▶ [Figure scripts]
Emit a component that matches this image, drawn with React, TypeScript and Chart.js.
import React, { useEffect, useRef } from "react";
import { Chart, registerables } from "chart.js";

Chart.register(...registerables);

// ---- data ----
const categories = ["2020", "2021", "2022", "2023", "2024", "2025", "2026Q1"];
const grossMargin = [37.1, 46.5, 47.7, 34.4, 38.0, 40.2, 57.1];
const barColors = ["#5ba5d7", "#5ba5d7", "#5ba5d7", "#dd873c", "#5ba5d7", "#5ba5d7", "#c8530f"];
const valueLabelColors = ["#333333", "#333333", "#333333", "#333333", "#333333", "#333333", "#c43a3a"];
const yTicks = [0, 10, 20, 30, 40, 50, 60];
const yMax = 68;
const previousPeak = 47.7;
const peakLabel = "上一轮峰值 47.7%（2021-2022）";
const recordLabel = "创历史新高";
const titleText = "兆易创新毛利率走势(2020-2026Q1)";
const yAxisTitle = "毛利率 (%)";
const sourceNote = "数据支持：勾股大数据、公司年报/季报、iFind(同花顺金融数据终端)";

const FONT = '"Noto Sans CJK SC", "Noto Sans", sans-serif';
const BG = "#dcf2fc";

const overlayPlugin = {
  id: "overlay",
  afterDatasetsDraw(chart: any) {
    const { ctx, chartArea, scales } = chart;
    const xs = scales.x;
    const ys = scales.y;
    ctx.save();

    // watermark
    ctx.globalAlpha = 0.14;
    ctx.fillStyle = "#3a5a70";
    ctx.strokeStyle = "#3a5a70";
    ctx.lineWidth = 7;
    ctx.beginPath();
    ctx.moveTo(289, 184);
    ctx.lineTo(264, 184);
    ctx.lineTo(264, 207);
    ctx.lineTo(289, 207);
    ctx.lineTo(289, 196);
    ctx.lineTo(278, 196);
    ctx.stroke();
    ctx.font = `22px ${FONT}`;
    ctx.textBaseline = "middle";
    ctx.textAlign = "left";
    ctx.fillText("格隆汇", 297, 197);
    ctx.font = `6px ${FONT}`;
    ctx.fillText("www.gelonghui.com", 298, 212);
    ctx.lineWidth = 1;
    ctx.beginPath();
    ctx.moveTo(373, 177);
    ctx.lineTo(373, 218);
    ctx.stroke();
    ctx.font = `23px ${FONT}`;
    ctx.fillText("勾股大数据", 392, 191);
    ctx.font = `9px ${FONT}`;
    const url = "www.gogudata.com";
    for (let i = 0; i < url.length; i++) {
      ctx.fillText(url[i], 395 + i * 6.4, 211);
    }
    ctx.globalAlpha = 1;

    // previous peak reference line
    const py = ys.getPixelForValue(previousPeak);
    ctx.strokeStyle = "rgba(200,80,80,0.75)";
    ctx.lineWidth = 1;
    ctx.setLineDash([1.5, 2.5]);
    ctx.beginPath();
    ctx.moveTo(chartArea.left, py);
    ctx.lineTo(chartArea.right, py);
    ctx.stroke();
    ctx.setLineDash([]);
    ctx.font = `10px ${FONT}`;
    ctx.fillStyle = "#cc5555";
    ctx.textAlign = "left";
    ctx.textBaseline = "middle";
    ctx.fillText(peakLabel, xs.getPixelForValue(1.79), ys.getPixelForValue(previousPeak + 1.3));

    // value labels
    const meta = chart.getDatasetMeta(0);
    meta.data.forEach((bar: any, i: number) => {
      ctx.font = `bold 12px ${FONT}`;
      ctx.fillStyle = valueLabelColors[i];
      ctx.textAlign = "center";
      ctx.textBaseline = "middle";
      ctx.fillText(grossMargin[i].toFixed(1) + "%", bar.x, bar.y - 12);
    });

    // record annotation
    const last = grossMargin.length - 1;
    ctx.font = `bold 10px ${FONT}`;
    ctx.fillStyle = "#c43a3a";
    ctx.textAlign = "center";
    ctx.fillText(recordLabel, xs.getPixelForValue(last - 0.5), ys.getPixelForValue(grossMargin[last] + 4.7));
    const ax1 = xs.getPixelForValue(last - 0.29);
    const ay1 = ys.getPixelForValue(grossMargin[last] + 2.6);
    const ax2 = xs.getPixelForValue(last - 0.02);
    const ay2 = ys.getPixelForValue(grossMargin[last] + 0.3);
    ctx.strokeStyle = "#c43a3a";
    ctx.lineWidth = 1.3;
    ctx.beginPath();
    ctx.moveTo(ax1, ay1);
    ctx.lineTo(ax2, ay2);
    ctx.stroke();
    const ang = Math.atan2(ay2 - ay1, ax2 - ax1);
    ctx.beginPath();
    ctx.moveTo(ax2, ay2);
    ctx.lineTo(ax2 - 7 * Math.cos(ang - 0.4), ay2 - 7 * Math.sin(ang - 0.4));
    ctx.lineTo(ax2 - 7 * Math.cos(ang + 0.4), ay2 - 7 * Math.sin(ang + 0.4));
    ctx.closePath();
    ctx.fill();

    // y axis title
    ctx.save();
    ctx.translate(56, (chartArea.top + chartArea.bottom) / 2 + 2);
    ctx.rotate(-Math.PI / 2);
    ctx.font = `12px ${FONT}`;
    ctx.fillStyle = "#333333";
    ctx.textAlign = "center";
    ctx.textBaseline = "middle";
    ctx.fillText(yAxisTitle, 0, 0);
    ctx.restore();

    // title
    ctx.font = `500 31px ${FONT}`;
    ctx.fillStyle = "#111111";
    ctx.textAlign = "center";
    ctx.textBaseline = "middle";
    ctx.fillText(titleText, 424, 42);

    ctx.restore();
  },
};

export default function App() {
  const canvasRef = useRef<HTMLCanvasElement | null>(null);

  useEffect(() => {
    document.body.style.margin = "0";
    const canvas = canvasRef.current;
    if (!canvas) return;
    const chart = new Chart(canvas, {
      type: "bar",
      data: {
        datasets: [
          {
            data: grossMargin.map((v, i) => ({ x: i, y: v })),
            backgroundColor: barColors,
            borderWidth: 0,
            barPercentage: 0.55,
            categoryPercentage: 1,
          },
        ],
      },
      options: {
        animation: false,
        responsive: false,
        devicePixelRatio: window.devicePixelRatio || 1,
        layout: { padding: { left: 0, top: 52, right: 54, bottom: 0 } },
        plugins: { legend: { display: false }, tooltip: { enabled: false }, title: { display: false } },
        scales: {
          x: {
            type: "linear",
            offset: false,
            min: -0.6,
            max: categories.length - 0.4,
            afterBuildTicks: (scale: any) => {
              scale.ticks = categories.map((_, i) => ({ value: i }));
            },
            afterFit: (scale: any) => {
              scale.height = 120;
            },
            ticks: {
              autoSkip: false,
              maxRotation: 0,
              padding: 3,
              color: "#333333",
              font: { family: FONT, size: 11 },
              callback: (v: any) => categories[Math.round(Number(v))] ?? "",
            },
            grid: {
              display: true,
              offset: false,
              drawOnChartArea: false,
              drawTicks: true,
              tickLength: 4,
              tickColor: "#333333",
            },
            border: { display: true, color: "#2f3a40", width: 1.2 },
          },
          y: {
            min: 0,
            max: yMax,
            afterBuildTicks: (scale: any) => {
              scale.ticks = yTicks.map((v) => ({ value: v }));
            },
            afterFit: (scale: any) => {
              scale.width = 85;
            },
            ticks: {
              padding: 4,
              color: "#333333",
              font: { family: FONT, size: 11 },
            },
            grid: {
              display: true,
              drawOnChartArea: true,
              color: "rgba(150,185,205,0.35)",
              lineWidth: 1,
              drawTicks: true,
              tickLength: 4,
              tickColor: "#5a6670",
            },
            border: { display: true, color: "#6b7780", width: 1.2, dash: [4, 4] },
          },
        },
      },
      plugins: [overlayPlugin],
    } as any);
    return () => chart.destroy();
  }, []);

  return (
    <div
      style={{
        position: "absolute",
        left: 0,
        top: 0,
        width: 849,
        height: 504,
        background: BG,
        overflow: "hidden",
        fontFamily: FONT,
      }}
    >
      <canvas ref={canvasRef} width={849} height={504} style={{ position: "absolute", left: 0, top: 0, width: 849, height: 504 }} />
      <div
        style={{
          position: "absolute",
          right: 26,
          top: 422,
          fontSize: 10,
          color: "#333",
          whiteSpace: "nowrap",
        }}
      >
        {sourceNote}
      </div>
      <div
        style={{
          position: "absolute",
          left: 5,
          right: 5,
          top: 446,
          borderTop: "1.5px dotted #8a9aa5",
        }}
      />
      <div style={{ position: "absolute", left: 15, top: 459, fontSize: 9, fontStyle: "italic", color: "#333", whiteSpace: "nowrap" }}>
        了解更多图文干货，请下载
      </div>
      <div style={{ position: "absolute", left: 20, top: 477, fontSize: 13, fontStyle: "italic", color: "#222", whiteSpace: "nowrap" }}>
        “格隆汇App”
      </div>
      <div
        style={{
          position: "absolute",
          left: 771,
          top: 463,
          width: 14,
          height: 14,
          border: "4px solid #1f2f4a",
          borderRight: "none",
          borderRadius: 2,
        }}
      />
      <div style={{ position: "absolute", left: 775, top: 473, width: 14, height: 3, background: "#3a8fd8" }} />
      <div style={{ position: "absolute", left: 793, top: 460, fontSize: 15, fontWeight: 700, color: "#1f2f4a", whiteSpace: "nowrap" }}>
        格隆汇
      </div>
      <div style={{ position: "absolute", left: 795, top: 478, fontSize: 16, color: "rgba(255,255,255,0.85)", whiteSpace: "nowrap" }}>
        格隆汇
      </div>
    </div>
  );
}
==
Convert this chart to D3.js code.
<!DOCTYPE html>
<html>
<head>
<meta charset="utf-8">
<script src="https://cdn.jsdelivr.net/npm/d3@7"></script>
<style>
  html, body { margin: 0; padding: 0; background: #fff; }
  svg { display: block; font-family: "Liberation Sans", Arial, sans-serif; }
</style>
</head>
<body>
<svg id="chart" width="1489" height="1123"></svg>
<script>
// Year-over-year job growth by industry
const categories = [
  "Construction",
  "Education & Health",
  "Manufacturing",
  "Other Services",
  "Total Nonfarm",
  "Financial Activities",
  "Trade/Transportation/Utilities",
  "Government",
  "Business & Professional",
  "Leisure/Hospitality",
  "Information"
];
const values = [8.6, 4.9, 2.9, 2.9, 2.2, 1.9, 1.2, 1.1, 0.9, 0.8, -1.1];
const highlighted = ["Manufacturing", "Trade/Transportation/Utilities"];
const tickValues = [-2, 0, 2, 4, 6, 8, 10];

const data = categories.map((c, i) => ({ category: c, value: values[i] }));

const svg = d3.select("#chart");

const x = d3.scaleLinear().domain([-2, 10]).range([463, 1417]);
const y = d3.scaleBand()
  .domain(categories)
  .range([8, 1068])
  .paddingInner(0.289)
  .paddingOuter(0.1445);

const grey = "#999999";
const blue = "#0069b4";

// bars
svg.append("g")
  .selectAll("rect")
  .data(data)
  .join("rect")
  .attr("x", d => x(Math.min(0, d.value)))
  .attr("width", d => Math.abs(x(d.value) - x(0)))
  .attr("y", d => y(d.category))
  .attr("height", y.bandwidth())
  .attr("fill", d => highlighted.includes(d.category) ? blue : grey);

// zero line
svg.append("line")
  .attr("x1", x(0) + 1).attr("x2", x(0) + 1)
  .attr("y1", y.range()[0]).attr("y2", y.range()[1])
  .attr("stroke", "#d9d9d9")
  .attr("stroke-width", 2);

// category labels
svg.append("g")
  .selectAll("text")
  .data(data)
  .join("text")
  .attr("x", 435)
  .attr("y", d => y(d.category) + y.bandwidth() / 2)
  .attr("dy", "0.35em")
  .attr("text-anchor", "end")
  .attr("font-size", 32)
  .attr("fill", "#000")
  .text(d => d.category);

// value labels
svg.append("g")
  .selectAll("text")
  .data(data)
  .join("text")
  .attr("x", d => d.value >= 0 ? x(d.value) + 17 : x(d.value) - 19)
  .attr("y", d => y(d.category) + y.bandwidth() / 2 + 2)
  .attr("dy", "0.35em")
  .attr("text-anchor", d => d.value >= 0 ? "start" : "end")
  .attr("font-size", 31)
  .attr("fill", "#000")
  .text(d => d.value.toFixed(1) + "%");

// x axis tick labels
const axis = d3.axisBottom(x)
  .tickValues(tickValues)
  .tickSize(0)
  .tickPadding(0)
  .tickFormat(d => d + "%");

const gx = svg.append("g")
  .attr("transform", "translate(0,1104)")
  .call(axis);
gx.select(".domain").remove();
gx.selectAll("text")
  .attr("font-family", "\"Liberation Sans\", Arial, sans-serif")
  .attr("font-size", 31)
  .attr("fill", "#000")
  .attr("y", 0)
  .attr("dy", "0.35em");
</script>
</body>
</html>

▶ [WHAT IS EXPECTED]
Everything from the line with "Emit a component" through the line with "Chart.register(...registerables);" is to be output exactly; leave out all other lines.

▶ [SOLUTION]
Emit a component that matches this image, drawn with React, TypeScript and Chart.js.
import React, { useEffect, useRef } from "react";
import { Chart, registerables } from "chart.js";

Chart.register(...registerables);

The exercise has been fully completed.